Di antaranya, keluarga perkawinan campuran memiliki keterkaitan erat dengan aturan hukum seperti masalah izin tinggal, kewarganegaraan anak, izin kerja, juga jika ingin memiliki properti.

"Kondisi aturan yang cukup rumit untuk pasangan WNI dan WNA ini terus menerus kami hadapi sejak kami menikah. Kami tidak bisa mengurus status kewarganegaraan anak jika pernikahan dilakukan di luar negeri dan belum didaftarkan," kata dia.

"Jika kami menikah di luar negeri dan baru kembali beberapa tahun setelahnya, bagaimana? Jika tidak memiliki status pernikahan yang jelas bagaimana dengan pengurusan izin tinggal suami dengan sponsor istri? Inilah yang selalu PerCa sosialisasikan terutama bagi WNI dalam perkawinan campuran agar aturannya selalu ditaati," jelasnya.

Dia juga mengatakan, kesamaan masalah yang paling sering muncul selain keimigrasian (izin tinggal) adalah tenaga kerja.

Karena WNA yang bekerja di Indonesia itu harus dibedakan antara WNA murni yang hanya bekerja setelah itu pulang dengan WNA yang bekerja untuk menafkahi keluarganya yang WNI.

"Contohnya suami saya, dia berada di Indonesia bekerja dan tinggal karena menikah dengan saya. Karena anak-anak kami tinggal di Jakarta dan mereka juga berstatus WNI," jelasnya.

Selain itu, masalah properti.

Dalam UU Pokok Agraria pasal 21 ayat 3 ada ketentuan WNA yang dalam perkawinan melalui harta bersama atau karena warisan mendapatkan bagian dari aset yang berstatus hak milik, maka ia harus melepaskan dengan cara menjualnya dalam waktu satu tahun.

"Masalah timbul jika WNI yang menikah dengan WNA tidak memiliki perjanjian perkawinan sehingga hartanya menjadi harta bersama, maka dia tidak bisa mempunyai aset berstatus hak milik. Padahal dia sepenuhnya WNI. Sementara di Indonesia jika mau jual tanah mana ada orang yang mau beli dengan status bukan hak milik?" jelas dia.

Uji Materi Dikabulkan
Dewan Pengawas PerCa Pusat Jakarta Rulita Anggraini mengungkapkan, pada saat 2015 PerCa mengajukan uji materi Mahkamah Konstitusi (MK).

Kemudian pada tahun 2016 uji materi dikabulkan.

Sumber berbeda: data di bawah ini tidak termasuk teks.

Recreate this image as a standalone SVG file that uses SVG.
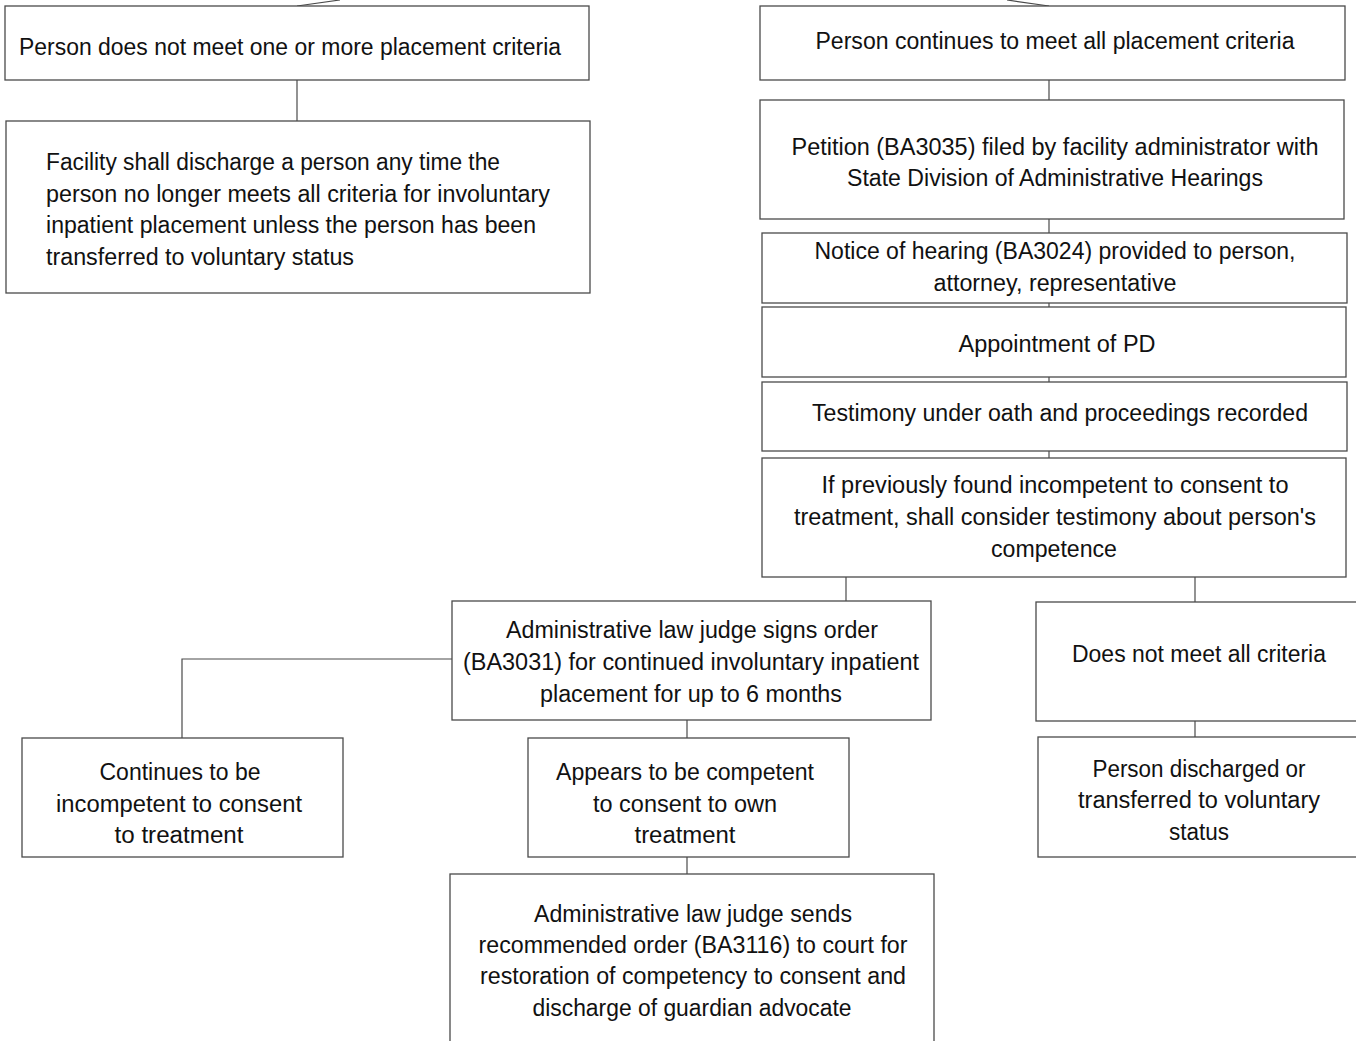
<svg xmlns="http://www.w3.org/2000/svg" width="1356" height="1041" viewBox="0 0 1356 1041">
<style>
.box{fill:#fff;stroke:#4a4a4a;stroke-width:1.3}
.con{fill:none;stroke:#4a4a4a;stroke-width:1.2}
text{font-family:"Liberation Sans",Arial,sans-serif;font-size:23px;fill:#111}
.c{text-anchor:middle}
</style>
<rect width="1356" height="1041" fill="#fff"/>
<g id="connectors">
<path class="con" d="M297,6 L340,0"/>
<path class="con" d="M1007,0 L1049,6"/>
<path class="con" d="M297,80 V121"/>
<path class="con" d="M1049,80 V100"/>
<path class="con" d="M1049,219 V233"/>
<path class="con" d="M1049,303 V307"/>
<path class="con" d="M1049,377 V382"/>
<path class="con" d="M1049,451 V458"/>
<path class="con" d="M846,577 V601"/>
<path class="con" d="M1195,577 V602"/>
<path class="con" d="M452,659 H182 V738"/>
<path class="con" d="M687,720 V738"/>
<path class="con" d="M687,857 V874"/>
<path class="con" d="M1195,721 V737"/>
</g>
<g id="node-not-meet">
<rect class="box" x="5" y="6" width="584" height="74"/>
<text class="c" x="290" y="55" textLength="542" lengthAdjust="spacingAndGlyphs">Person does not meet one or more placement criteria</text>
</g>
<g id="node-facility-discharge">
<rect class="box" x="6" y="121" width="584" height="172"/>
<text x="46" y="170" textLength="454" lengthAdjust="spacingAndGlyphs">Facility shall discharge a person any time the</text>
<text x="46" y="202" textLength="504" lengthAdjust="spacingAndGlyphs">person no longer meets all criteria for involuntary</text>
<text x="46" y="233" textLength="490" lengthAdjust="spacingAndGlyphs">inpatient placement unless the person has been</text>
<text x="46" y="265" textLength="308" lengthAdjust="spacingAndGlyphs">transferred to voluntary status</text>
</g>
<g id="node-continues-meet">
<rect class="box" x="760" y="6" width="585" height="74"/>
<text class="c" x="1055" y="49" textLength="479" lengthAdjust="spacingAndGlyphs">Person continues to meet all placement criteria</text>
</g>
<g id="node-petition">
<rect class="box" x="760" y="100" width="584" height="119"/>
<text class="c" x="1055" y="155" textLength="527" lengthAdjust="spacingAndGlyphs">Petition (BA3035) filed by facility administrator with</text>
<text class="c" x="1055" y="186" textLength="416" lengthAdjust="spacingAndGlyphs">State Division of Administrative Hearings</text>
</g>
<g id="node-notice">
<rect class="box" x="762" y="233" width="585" height="70"/>
<text class="c" x="1055" y="259" textLength="481" lengthAdjust="spacingAndGlyphs">Notice of hearing (BA3024) provided to person,</text>
<text class="c" x="1055" y="291" textLength="243" lengthAdjust="spacingAndGlyphs">attorney, representative</text>
</g>
<g id="node-appointment">
<rect class="box" x="762" y="307" width="584" height="70"/>
<text class="c" x="1057" y="352" textLength="197" lengthAdjust="spacingAndGlyphs">Appointment of PD</text>
</g>
<g id="node-testimony">
<rect class="box" x="762" y="382" width="585" height="69"/>
<text class="c" x="1060" y="421" textLength="496" lengthAdjust="spacingAndGlyphs">Testimony under oath and proceedings recorded</text>
</g>
<g id="node-previously">
<rect class="box" x="762" y="458" width="584" height="119"/>
<text class="c" x="1055" y="493" textLength="467" lengthAdjust="spacingAndGlyphs">If previously found incompetent to consent to</text>
<text class="c" x="1055" y="525" textLength="522" lengthAdjust="spacingAndGlyphs">treatment, shall consider testimony about  person's</text>
<text class="c" x="1054" y="557" textLength="126" lengthAdjust="spacingAndGlyphs">competence</text>
</g>
<g id="node-judge-signs">
<rect class="box" x="452" y="601" width="479" height="119"/>
<text class="c" x="692" y="638" textLength="372" lengthAdjust="spacingAndGlyphs">Administrative law judge signs order</text>
<text class="c" x="691" y="670" textLength="456" lengthAdjust="spacingAndGlyphs">(BA3031) for continued involuntary inpatient</text>
<text class="c" x="691" y="702" textLength="302" lengthAdjust="spacingAndGlyphs">placement for up to 6 months</text>
</g>
<g id="node-continues-incompetent">
<rect class="box" x="22" y="738" width="321" height="119"/>
<text class="c" x="180" y="780" textLength="161" lengthAdjust="spacingAndGlyphs">Continues to be</text>
<text class="c" x="179" y="812" textLength="246" lengthAdjust="spacingAndGlyphs">incompetent to consent</text>
<text class="c" x="179" y="843" textLength="129" lengthAdjust="spacingAndGlyphs">to treatment</text>
</g>
<g id="node-appears-competent">
<rect class="box" x="528" y="738" width="321" height="119"/>
<text class="c" x="685" y="780" textLength="258" lengthAdjust="spacingAndGlyphs">Appears to be competent</text>
<text class="c" x="685" y="812" textLength="184" lengthAdjust="spacingAndGlyphs">to consent to own</text>
<text class="c" x="685" y="843" textLength="101" lengthAdjust="spacingAndGlyphs">treatment</text>
</g>
<g id="node-judge-sends">
<rect class="box" x="450" y="874" width="484" height="200"/>
<text class="c" x="693" y="922" textLength="318" lengthAdjust="spacingAndGlyphs">Administrative law judge sends</text>
<text class="c" x="693" y="953" textLength="429" lengthAdjust="spacingAndGlyphs">recommended order (BA3116) to court for</text>
<text class="c" x="693" y="984" textLength="426" lengthAdjust="spacingAndGlyphs">restoration of competency to consent and</text>
<text class="c" x="692" y="1016" textLength="319" lengthAdjust="spacingAndGlyphs">discharge of guardian advocate</text>
</g>
<g id="node-does-not-meet">
<rect class="box" x="1036" y="602" width="340" height="119"/>
<text class="c" x="1199" y="662" textLength="254" lengthAdjust="spacingAndGlyphs">Does not meet all criteria</text>
</g>
<g id="node-discharged">
<rect class="box" x="1038" y="737" width="340" height="120"/>
<text class="c" x="1199" y="777" textLength="213" lengthAdjust="spacingAndGlyphs">Person discharged or</text>
<text class="c" x="1199" y="808" textLength="242" lengthAdjust="spacingAndGlyphs">transferred to voluntary</text>
<text class="c" x="1199" y="840" textLength="60" lengthAdjust="spacingAndGlyphs">status</text>
</g>
</svg>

"Jadi berdasarkan keputusan MK sekarang sudah bisa dilakukan perjanjian kawin dalam perkawinan. Sebelumnya UU No 1 tahun 74 pasal 29 berbunyi perjanjian kawin hanya bisa dilakukan sebelum atau saat menikah. Sekarang dalam pernikahan sudah dibolehkan MK," terangnya.

Sementara ketentuan kewarganegaraan anak saat mencapai usia 18 mulai sekarang bisa diberikan petunjuk apakah dia memilih WNI atau WNA.

"Orangtua dan anak harus tahu aturannya sebelum anak memilih. Karena jika mereka memilih menjadi WNA dan kemudian ingin jadi WNI itu maka proses naturalisasi tidak gampang. Harus tinggal lima tahun berturut-turut di Indonesia dan melalui proses cukup panjang," kata Rulita yang pernah menjadi Ketua PerCa periode 2008-2012.